37,720 students across 83 higher and further education institutions (HE and FE) are included in the data, equivalent to approximately 16% of colleges and 30% of universities in the UK.
Key findings are:
- Students – regardless of setting – are positive about the quality of their institution’s digital provision, as well as digital teaching and learning on their course.
- Over a third of all students want digital technologies to be used more on their course, although this does imply that the majority do not share this view.
- Only 50% of FE and 69% of HE students think digital skills are important for their chosen career, and few agreed that their course prepares them for the digital workplace. This implies that there are many students who do not think digital skills are essential.
- Many students bring their own devices to their institution but can’t use these to access subject-specialist software or online learning content. This indicates a lack of flexibility and interoperability.

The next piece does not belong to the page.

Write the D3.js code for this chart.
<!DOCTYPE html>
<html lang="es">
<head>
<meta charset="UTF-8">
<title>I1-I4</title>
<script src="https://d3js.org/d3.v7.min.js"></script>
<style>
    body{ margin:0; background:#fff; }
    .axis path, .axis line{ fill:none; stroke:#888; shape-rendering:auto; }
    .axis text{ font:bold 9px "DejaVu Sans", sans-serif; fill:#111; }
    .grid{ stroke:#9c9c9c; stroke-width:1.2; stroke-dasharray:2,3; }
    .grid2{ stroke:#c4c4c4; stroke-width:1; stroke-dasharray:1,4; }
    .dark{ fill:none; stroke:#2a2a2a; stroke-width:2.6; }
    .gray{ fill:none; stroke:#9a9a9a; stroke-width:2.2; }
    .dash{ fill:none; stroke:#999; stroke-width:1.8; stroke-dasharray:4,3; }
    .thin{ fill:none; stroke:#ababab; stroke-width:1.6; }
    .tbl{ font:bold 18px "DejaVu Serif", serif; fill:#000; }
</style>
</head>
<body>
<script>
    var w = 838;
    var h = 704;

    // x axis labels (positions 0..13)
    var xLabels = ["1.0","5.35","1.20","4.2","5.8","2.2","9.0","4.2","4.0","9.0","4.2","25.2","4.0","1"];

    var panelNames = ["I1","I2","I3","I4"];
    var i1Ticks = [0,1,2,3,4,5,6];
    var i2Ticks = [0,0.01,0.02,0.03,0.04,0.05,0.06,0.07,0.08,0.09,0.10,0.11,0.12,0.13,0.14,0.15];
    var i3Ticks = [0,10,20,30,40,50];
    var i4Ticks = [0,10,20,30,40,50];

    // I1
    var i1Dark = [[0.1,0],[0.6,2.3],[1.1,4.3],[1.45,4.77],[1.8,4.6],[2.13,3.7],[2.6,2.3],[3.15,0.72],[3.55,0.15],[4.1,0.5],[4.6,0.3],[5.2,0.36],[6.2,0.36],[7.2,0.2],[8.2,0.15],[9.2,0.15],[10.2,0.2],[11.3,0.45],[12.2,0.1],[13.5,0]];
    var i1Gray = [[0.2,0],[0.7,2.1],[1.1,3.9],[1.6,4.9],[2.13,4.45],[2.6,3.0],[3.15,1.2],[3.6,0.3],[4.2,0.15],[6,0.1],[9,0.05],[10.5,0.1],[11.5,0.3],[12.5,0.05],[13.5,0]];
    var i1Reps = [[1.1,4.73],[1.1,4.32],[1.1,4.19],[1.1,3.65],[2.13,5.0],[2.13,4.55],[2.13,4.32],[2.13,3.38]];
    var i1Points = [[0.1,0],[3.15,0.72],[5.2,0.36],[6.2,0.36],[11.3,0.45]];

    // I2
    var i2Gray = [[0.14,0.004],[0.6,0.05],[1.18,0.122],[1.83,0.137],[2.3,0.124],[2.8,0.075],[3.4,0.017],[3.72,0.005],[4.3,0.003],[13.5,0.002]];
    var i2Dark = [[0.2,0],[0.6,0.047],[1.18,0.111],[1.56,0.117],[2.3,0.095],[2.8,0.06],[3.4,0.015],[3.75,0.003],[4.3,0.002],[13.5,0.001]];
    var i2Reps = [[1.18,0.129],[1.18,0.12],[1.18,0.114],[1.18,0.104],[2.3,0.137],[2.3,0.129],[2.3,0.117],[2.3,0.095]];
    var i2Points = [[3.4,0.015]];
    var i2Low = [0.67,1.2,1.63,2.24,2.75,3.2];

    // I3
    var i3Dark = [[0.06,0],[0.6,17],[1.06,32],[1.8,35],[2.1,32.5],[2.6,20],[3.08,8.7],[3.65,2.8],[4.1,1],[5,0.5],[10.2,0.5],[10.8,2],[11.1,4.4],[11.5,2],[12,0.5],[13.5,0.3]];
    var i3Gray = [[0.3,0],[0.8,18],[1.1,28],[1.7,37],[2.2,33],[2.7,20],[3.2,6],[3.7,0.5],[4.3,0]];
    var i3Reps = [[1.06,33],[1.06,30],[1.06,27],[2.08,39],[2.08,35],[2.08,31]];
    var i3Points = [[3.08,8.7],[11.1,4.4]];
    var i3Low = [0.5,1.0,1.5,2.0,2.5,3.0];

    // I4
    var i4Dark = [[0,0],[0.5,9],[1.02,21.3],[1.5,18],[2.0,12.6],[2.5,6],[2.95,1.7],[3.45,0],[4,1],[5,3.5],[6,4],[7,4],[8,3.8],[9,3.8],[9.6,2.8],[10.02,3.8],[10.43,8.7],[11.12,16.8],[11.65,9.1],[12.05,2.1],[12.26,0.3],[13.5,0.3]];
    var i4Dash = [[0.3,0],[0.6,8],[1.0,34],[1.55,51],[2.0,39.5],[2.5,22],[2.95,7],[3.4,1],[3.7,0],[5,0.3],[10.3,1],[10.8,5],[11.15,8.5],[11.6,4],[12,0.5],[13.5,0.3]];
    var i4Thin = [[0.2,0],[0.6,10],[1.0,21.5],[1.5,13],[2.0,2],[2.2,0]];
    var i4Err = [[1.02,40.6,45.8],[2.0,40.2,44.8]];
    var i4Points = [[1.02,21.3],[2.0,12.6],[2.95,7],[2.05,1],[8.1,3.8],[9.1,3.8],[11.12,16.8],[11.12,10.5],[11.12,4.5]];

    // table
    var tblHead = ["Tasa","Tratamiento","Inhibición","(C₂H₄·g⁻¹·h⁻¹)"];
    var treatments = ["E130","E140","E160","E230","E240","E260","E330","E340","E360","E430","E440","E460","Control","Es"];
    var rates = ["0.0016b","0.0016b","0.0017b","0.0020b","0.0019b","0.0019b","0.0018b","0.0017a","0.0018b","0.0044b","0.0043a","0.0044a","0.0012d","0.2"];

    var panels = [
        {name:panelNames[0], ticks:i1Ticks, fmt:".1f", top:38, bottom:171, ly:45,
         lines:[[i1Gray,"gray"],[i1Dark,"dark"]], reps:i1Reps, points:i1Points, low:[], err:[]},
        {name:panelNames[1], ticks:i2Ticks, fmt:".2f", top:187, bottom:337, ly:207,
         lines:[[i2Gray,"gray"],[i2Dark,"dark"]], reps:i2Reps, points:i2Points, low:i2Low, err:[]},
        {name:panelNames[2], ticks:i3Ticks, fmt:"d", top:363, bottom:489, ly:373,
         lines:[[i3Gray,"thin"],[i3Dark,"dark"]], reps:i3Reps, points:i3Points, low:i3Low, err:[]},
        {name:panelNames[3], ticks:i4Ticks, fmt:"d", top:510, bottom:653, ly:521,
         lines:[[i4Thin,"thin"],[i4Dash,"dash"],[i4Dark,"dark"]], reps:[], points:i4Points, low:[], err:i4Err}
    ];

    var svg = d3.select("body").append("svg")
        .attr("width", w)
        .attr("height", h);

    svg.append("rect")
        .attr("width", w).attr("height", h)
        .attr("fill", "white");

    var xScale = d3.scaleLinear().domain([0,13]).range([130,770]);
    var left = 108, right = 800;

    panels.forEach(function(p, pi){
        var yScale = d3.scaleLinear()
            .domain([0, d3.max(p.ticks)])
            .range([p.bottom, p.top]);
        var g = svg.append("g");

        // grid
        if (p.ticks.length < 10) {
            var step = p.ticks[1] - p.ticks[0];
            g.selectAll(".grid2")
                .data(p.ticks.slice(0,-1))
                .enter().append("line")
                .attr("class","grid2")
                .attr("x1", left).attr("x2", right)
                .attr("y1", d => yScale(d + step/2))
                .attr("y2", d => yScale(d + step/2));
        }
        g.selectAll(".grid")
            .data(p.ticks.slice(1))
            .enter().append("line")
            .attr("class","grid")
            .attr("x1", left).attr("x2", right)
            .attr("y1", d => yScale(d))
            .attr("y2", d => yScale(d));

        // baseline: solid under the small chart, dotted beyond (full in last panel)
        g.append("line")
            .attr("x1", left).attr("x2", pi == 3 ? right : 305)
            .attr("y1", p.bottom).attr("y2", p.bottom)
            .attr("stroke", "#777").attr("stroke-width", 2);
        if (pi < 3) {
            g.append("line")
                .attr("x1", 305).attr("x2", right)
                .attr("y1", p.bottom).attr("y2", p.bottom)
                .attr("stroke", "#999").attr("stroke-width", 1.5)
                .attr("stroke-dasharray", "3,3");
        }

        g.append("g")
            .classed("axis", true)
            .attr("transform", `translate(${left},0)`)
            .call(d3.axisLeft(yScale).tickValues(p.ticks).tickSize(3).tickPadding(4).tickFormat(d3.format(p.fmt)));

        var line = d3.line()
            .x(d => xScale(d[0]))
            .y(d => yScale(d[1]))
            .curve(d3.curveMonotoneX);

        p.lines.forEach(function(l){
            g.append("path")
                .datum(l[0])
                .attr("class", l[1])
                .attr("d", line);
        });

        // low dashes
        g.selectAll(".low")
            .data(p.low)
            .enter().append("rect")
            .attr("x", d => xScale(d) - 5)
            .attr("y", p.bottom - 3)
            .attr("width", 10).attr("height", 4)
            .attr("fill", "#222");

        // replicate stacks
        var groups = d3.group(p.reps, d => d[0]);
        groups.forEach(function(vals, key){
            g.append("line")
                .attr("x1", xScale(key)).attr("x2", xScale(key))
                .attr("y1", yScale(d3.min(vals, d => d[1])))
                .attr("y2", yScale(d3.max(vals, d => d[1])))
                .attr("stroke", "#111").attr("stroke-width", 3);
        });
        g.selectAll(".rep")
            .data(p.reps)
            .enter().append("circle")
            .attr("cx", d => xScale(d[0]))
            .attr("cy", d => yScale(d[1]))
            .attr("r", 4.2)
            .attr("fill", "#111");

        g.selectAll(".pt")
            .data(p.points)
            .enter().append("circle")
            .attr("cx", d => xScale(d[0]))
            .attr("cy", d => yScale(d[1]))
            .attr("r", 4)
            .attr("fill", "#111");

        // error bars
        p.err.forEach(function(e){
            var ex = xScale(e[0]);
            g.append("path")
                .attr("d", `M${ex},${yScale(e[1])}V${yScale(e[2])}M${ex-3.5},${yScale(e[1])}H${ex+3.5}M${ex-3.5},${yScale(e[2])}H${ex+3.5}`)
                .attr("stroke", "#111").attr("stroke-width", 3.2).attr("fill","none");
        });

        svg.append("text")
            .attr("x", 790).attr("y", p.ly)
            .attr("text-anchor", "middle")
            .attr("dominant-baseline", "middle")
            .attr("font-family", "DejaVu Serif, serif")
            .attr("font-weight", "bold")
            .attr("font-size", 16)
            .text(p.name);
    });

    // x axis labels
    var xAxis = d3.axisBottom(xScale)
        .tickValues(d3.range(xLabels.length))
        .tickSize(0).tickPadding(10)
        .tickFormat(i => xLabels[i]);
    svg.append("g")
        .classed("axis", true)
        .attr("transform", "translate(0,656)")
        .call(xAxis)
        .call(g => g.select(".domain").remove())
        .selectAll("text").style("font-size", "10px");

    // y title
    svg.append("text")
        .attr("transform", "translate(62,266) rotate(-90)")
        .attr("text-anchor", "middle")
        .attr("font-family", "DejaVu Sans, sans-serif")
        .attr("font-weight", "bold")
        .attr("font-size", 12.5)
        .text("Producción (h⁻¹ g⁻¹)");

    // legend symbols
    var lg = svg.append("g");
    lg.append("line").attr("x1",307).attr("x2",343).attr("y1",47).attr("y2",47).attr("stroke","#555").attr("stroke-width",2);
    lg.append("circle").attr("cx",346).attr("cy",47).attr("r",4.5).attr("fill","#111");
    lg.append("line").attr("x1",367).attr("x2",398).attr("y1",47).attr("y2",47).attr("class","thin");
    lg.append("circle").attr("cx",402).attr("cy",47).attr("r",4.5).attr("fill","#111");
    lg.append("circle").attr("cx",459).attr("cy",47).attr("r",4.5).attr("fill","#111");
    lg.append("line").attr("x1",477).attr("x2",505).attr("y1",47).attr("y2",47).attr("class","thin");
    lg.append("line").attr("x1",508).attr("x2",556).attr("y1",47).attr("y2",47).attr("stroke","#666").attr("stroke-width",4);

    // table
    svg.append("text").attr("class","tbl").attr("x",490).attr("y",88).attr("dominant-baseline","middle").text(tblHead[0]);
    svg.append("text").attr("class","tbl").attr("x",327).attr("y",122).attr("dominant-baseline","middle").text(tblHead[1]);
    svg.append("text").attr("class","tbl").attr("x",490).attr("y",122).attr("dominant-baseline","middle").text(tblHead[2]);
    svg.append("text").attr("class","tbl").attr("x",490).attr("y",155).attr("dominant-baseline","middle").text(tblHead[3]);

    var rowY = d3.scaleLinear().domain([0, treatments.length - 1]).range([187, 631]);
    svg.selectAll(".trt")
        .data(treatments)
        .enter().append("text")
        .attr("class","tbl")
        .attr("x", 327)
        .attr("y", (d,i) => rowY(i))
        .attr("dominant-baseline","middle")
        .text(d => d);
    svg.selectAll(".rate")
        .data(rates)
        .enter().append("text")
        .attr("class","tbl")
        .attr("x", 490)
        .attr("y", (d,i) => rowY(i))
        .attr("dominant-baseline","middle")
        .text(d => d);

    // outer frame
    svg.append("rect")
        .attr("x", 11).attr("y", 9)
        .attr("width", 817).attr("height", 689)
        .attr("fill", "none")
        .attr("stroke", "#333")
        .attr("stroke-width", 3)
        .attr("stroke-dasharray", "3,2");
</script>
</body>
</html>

- One in five students use assistive or adaptive technologies, with 8% of HE and 6% of FE students considering these vital to their learning needs
- About eight in ten students used a smartphone to support their learning, which is no surprise, and shows the importance of ensuring that sites are mobile-friendly
- Around 10% of FE students rated Google search as their number one app or tool, compared with just over 1% of HE students. HE students on the other hand were twice as likely to cite Google Scholar as they were to cite Google on its own as a search tool. HE students also used a wider range of tools for online research, including online journals and journal catalogues.
- A third of all students turned first to their fellow students when looking for support with digital devices or skills. A third of FE students turned first to their lecturers in comparison with only 8% of HE students. A third of HE students turned to online information in comparison with only 14% of FE students.
It appears that students feel there should be greater opportunities to work more flexibly, both in terms of device use and learning spaces, but overall the responses are generally positive in terms of the digital experience and there are high levels of overall satisfaction with institutional provision (FE: 74%, HE: 88%) and the quality of teaching and learning on students’ courses (FE: 72%, HE: 74%).